I therefore, the prisoner in the Lord, beseech you to walk worthily of the calling wherewith ye were called

• with all lowliness and meekness, with longsuffering

• forbearing one another in love; 

• giving diligence to keep the unity of the Spirit in the bond of peace. 

• be renewed in the spirit of your mind

• put on the new man, that after God hath been created in righteousness and holiness of truth

• Look therefore carefully how ye walk, not as unwise, but as wise;

• redeeming the time, because the days are evil

• Wherefore be ye not foolish, but understand what the will of the Lord is.

• And be not drunken with wine, wherein is riot, but be filled with the Spirit;

• speaking one to another in psalms and hymns and spiritual songs, singing and making melody with your heart to the Lord; 

• giving thanks always for all things in the name of our Lord Jesus Christ to God, even the Father

• subjecting yourselves one to another in the fear of Christ.

Well, that’s a lot to live up to!  But let’s say that you aren’t a Christian, or a believer of any sort.  Let’s say that you aren’t in tune with your spiritual nature or that you renounce it’s very existence.  That list is still a recipe for successful living.  

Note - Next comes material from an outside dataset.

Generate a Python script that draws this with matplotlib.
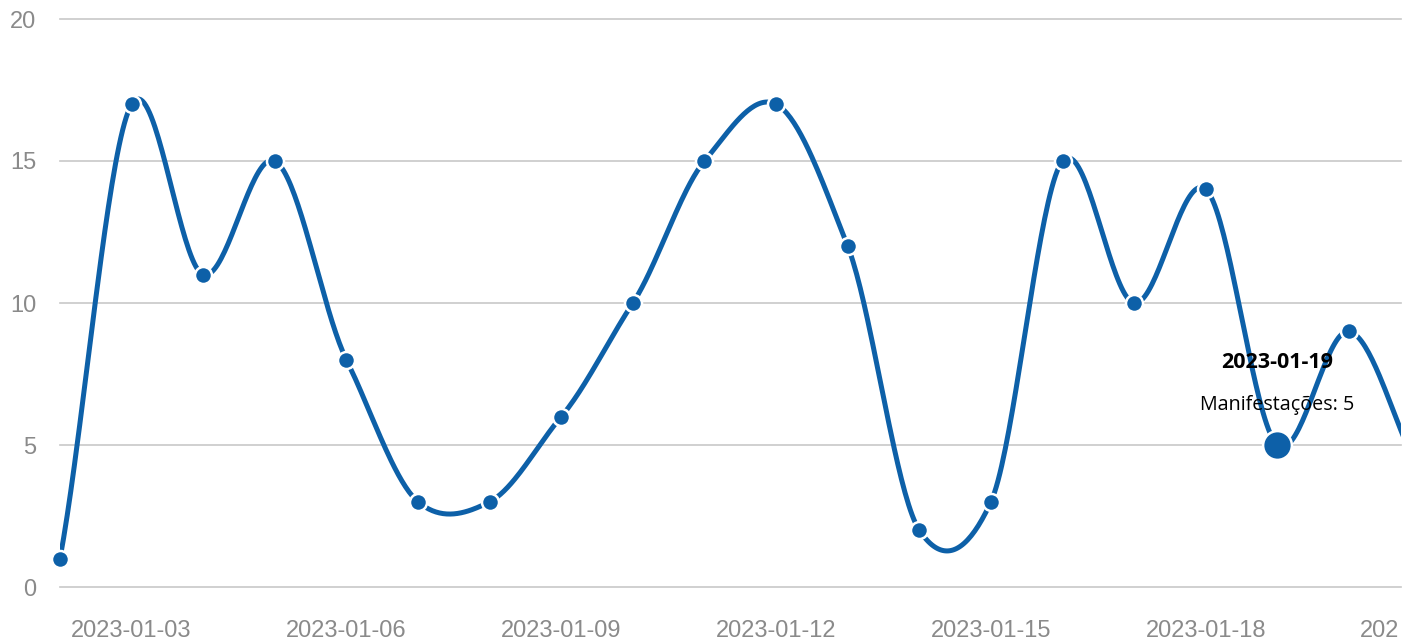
import numpy as np
import matplotlib.pyplot as plt
import matplotlib.dates as mdates
import matplotlib.transforms as mtransforms
import datetime as dt

# daily counts of "Manifestações"
dates = [dt.date(2023, 1, d) for d in range(2, 22)]
values = [1, 17, 11, 15, 8, 3, 3, 6, 10, 15, 17, 12, 2, 3, 15, 10, 14, 5, 9, 4]

tick_dates = [dt.date(2023, 1, d) for d in range(3, 22, 3)]
hover_date = dt.date(2023, 1, 19)
hover_label = "Manifestações"

line_color = "#0d60a8"
grid_color = "#c8c8c8"
tick_color = "#8a8a8a"


def cardinal(x, y, k=0.85, n=40):
    # smooth curve through the points (cardinal spline)
    x = np.asarray(x, float)
    y = np.asarray(y, float)
    m = np.zeros_like(y)
    m[1:-1] = (y[2:] - y[:-2]) / (x[2:] - x[:-2])
    m[0] = (y[1] - y[0]) / (x[1] - x[0])
    m[-1] = (y[-1] - y[-2]) / (x[-1] - x[-2])
    m = m * k
    xs, ys = [], []
    for i in range(len(x) - 1):
        h = x[i + 1] - x[i]
        t = np.linspace(0, 1, n, endpoint=False)
        h00 = 2 * t**3 - 3 * t**2 + 1
        h10 = t**3 - 2 * t**2 + t
        h01 = -2 * t**3 + 3 * t**2
        h11 = t**3 - t**2
        xs.append(x[i] + t * h)
        ys.append(h00 * y[i] + h10 * h * m[i] + h01 * y[i + 1] + h11 * h * m[i + 1])
    xs.append([x[-1]])
    ys.append([y[-1]])
    return np.concatenate(xs), np.concatenate(ys)


xnum = mdates.date2num(dates)
sx, sy = cardinal(xnum, values)

fig = plt.figure(figsize=(14.16, 6.42), dpi=100)
ax = fig.add_axes([60 / 1416, 55 / 642, (1401 - 60) / 1416, (587 - 19) / 642])

x_right = xnum[0] + (1401 - 60) / 71.61

ax.plot(sx, sy, color=line_color, linewidth=3.6, solid_capstyle="round", zorder=3)

vis = xnum <= x_right
vx = xnum[vis]
vy = np.array(values)[vis]
ax.scatter(vx, vy, s=150, color=line_color, edgecolor="white", linewidth=1.8,
           zorder=4, clip_on=False)

hx = mdates.date2num(hover_date)
hy = values[dates.index(hover_date)]
ax.scatter([hx], [hy], s=430, color=line_color, edgecolor="white", linewidth=1.8,
           zorder=5, clip_on=False)
ax.text(hx, 7.9, hover_date.strftime("%Y-%m-%d"), ha="center", va="center",
        fontsize=15.5, fontweight="bold", family="Open Sans", color="black", zorder=6)
ax.text(hx, 6.4, f"{hover_label}: {hy}", ha="center", va="center",
        fontsize=14.2, family="Open Sans", color="black", zorder=6)

ax.set_yticks([0, 5, 10, 15, 20])
ax.grid(axis="y", color=grid_color, linewidth=1.2)
ax.set_axisbelow(True)

# ticks inside the view get real tick labels, the last one falls past the
# right edge of the plot area and gets cut there like in the original
inside = [d for d in tick_dates if mdates.date2num(d) <= x_right]
outside = [d for d in tick_dates if mdates.date2num(d) > x_right]
ax.set_xticks(mdates.date2num(inside))
ax.set_xticklabels([d.strftime("%Y-%m-%d") for d in inside])
ax.set_xlim(xnum[0], x_right)
ax.set_ylim(0, 20)

cut_box = mtransforms.Bbox.from_extents(0, 0, 1399, 642)
trans = mtransforms.blended_transform_factory(ax.transData, ax.transAxes)
for d in outside:
    t = ax.text(mdates.date2num(d), 0, d.strftime("%Y-%m-%d"),
                transform=trans + mtransforms.ScaledTranslation(0, -24 / 72, fig.dpi_scale_trans),
                ha="center", va="top", fontsize=17, family="Liberation Sans",
                color=tick_color)
    t.set_clip_on(True)
    t.set_clip_box(cut_box)

for s in ax.spines.values():
    s.set_visible(False)
ax.tick_params(axis="both", length=0, colors=tick_color, labelsize=17)
ax.tick_params(axis="y", pad=17)
ax.tick_params(axis="x", pad=24)
for lab in ax.get_xticklabels() + ax.get_yticklabels():
    lab.set_family("Liberation Sans")
for gl in ax.get_ygridlines():
    gl.set_clip_on(False)

plt.savefig("out.png", dpi=100)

I pray for a great awakening in 2017, a return to reason, to truth, to facts, to reality.  The problem is not one of economics; it’s a spiritual blindness.  It’s a lack of love and consideration, it’s one of honesty, of morality, of ethics. It’s one of decency.  May we, as Americans and as people of the world hold up those values that make us, not richer, but better brothers and sisters, better neighbors, better citizens, better human beings.